In 1910, after his mentally ill wife was committed to a mental institution, Fry met the artists Vanessa Bell and her husband Clive Bell, and it was through them that he was introduced to the Bloomsbury Group.


Fry did not consider himself a great artist.


Fry did not consider himself a great artist and though he did not pretend to be a professional portrait painter his best pictures were straightforward naturalistic portraits. In 1903 Fry was involved in the foundation of The Burlington Magazine, the first scholarly periodical dedicated to art history in Britain.


Fry wrote for The Burlington from 1903 until his death, he published over two hundred pieces on eclectic subjects. Fry gave the name Post-Impressionism to painting developments at his time around the early 20th century.

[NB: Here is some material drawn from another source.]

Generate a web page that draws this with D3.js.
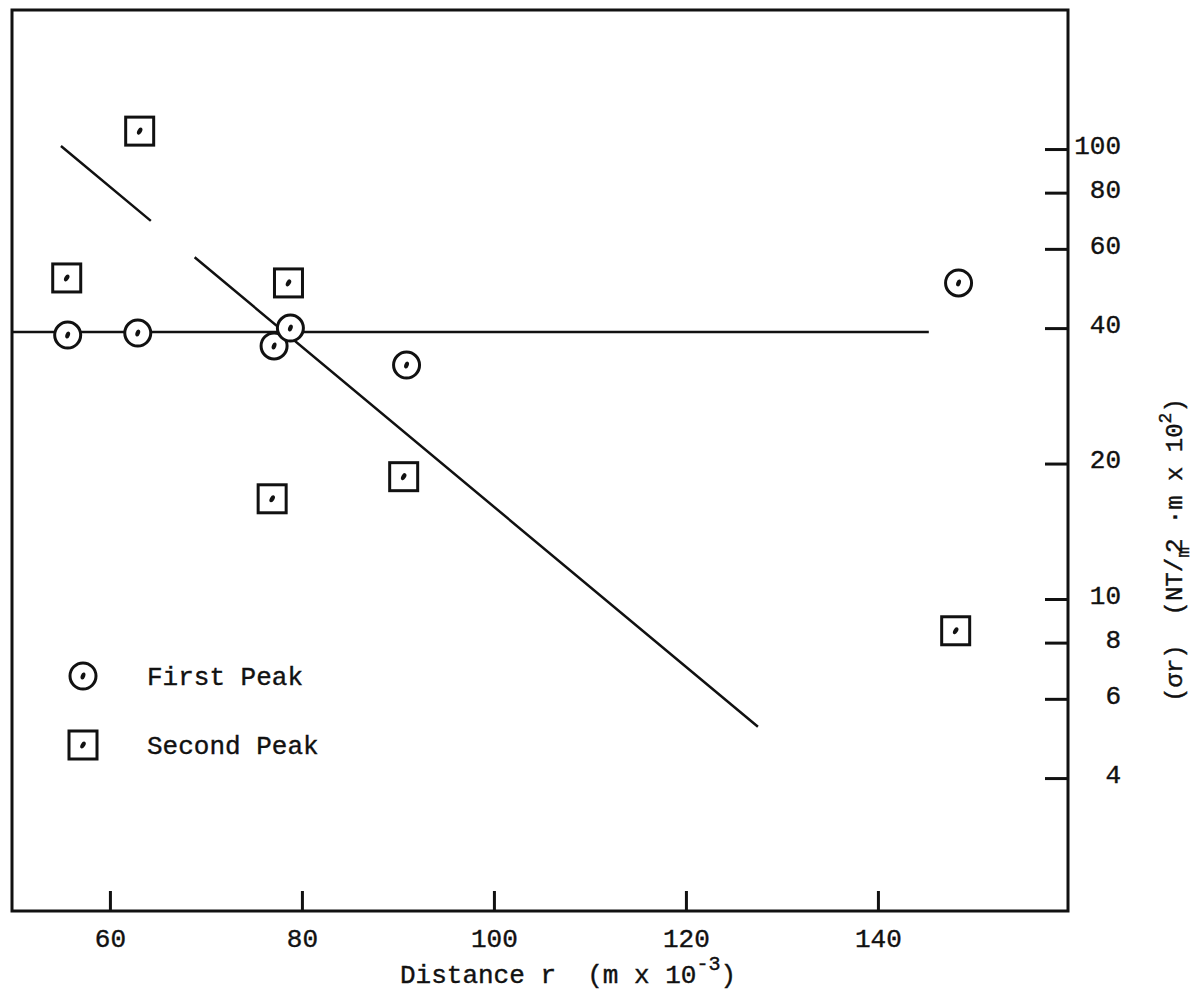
<!DOCTYPE html>
<html>
<head>
<meta charset="utf-8">
<script src="https://cdn.jsdelivr.net/npm/d3@7"></script>
<style>
  body { margin: 0; background: #fff; }
  text { font-family: "Liberation Mono", "DejaVu Sans Mono", monospace; fill: #111; white-space: pre; stroke: #111; stroke-width: 0.4px; }
</style>
</head>
<body>
<svg id="chart" width="1196" height="991"></svg>
<script>
// distance r (m x 10^-3) and (sigma r)
var firstPeakR = [55.6, 62.9, 77.1, 78.8, 90.9, 148.4];
var firstPeakV = [38.6, 39.0, 36.5, 40.0, 33.1, 50.4];
var secondPeakR = [63.1, 55.5, 78.6, 76.9, 90.6, 148.1];
var secondPeakV = [109.6, 51.7, 50.4, 16.7, 18.7, 8.5];
// fitted line and the flat line through the first peaks
var fitR = [54.9, 127.5];
var fitV = [101.6, 5.2];
var flatR = [49.8, 145.3];
var flatV = [39.2, 39.2];
var xTicks = [60, 80, 100, 120, 140];
var yTicks = [4, 6, 8, 10, 20, 40, 60, 80, 100];
var legendLabels = ["First Peak", "Second Peak"];

var svg = d3.select("#chart");
var padL = 12, padR = 1068, padT = 10, padB = 911;

var x = d3.scaleLinear().domain([49.8, 159.8]).range([padL, padR]);
var y = d3.scaleLog().domain([2.026, 203.7]).range([padB, padT]);

// frame
svg.append("rect")
  .attr("x", padL).attr("y", padT)
  .attr("width", padR - padL).attr("height", padB - padT)
  .style("fill", "none").style("stroke", "#111").style("stroke-width", 3);

// x axis, ticks pointing up
var xAxis = svg.append("g")
  .attr("transform", "translate(0," + padB + ")")
  .call(d3.axisBottom(x).tickValues(xTicks).tickSizeInner(-20).tickSizeOuter(0).tickPadding(18));
xAxis.select(".domain").remove();
xAxis.selectAll("line").style("stroke", "#111").style("stroke-width", 3);
xAxis.selectAll("text").style("font-size", "26px").attr("fill", "#111");

// y axis on the right, ticks pointing left
var yAxis = svg.append("g")
  .attr("transform", "translate(" + padR + ",0)")
  .call(d3.axisRight(y).tickValues(yTicks).tickFormat(d3.format("d")).tickSizeInner(-23).tickSizeOuter(0));
yAxis.select(".domain").remove();
yAxis.selectAll("line").style("stroke", "#111").style("stroke-width", 3);
yAxis.selectAll("text")
  .attr("x", 53).attr("dy", "0.17em")
  .style("text-anchor", "end").style("font-size", "26px").attr("fill", "#111");

// lines
var line = d3.line().x(d => x(d[0])).y(d => y(d[1]));
svg.append("path")
  .datum(d3.zip(flatR, flatV))
  .attr("d", line)
  .style("fill", "none").style("stroke", "#111").style("stroke-width", 2.5);
svg.append("path")
  .datum(d3.zip(fitR, fitV))
  .attr("d", line)
  .style("fill", "none").style("stroke", "#111").style("stroke-width", 2.5)
  .style("stroke-dasharray", "117 57 2000");

// markers
function circleMark(g, cx, cy){
  g.append("circle").attr("cx", cx).attr("cy", cy).attr("r", 13)
    .style("fill", "#fff").style("stroke", "#111").style("stroke-width", 3);
  g.append("ellipse").attr("rx", 2.2).attr("ry", 3.6)
    .attr("transform", "translate(" + cx + "," + cy + ") rotate(20)")
    .style("fill", "#111");
}
function squareMark(g, cx, cy){
  g.append("rect").attr("x", cx - 14).attr("y", cy - 14).attr("width", 28).attr("height", 28)
    .style("fill", "#fff").style("stroke", "#111").style("stroke-width", 3);
  g.append("ellipse").attr("rx", 2.2).attr("ry", 3.8)
    .attr("transform", "translate(" + cx + "," + cy + ") rotate(30)")
    .style("fill", "#111");
}

var pts = svg.append("g");
d3.zip(secondPeakR, secondPeakV).forEach(function(d){ squareMark(pts, x(d[0]), y(d[1])); });
d3.zip(firstPeakR, firstPeakV).forEach(function(d){ circleMark(pts, x(d[0]), y(d[1])); });

// legend
var legend = svg.append("g");
legendLabels.forEach(function(d, i){
  var ly = 676 + i * 69;
  if (i == 0) circleMark(legend, 83, ly); else squareMark(legend, 83, ly);
  legend.append("text")
    .attr("x", 147).attr("y", ly + 9)
    .style("font-size", "26px")
    .text(d);
});

// axis titles
var xt = svg.append("text").attr("x", 400).attr("y", 983).style("font-size", "26px");
xt.append("tspan").text("Distance r  (m x 10");
xt.append("tspan").attr("dy", -13).style("font-size", "20px").text("-3");
xt.append("tspan").attr("dy", 13).text(")");

var yt = svg.append("text")
  .attr("transform", "translate(1182,550) rotate(-90)")
  .style("text-anchor", "middle").style("font-size", "24px");
yt.append("tspan").text("(\u03c3r)  (NT/");
yt.append("tspan").attr("dy", 7).style("font-size", "18px").text("m");
yt.append("tspan").attr("dy", -7).attr("dx", -6).text("2 \u00b7m x 10");
yt.append("tspan").attr("dy", -11).style("font-size", "18px").text("2");
yt.append("tspan").attr("dy", 11).text(")");
</script>
</body>
</html>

In November 1910, at the Grafton Galleries, in London, Fry organized an exhibition for the Post-Impressionists Gauguin, Cézanne, Matisse, and Van Gogh to show their case to the public. Fry smashed for a long time his reputation as an art critic by introducing such works to the public who called him mad, as his wife, Fry should be in an asylum.


In 1903, Roger Fry along with six prominent individuals established The Contemporary Art Society. It was not until 18 May 1910 that the name of the Contemporary Art Society was settled upon.


Fry believed that the emotional effect of art comes from the form of the artwork, including the use of line, mass, color, and overall design. Fry's greatest gift was the ability to perceive the elements that give an artist his significance.


Fry conveys his belief that art appreciation should begin with a sensibility to form as opposed to an inclination to praise the art of high culture. Fry also argues that African or Chinese art is just as deserving of study as Greek art.


The well-known art critic died unexpectedly after a fall at his home in London. His death caused great sorrow among the avant-garde artists. Fry is remembered for being one of the greatest influencers on taste, if the public taste can be changed by one man, it would be changed by Roger Fry.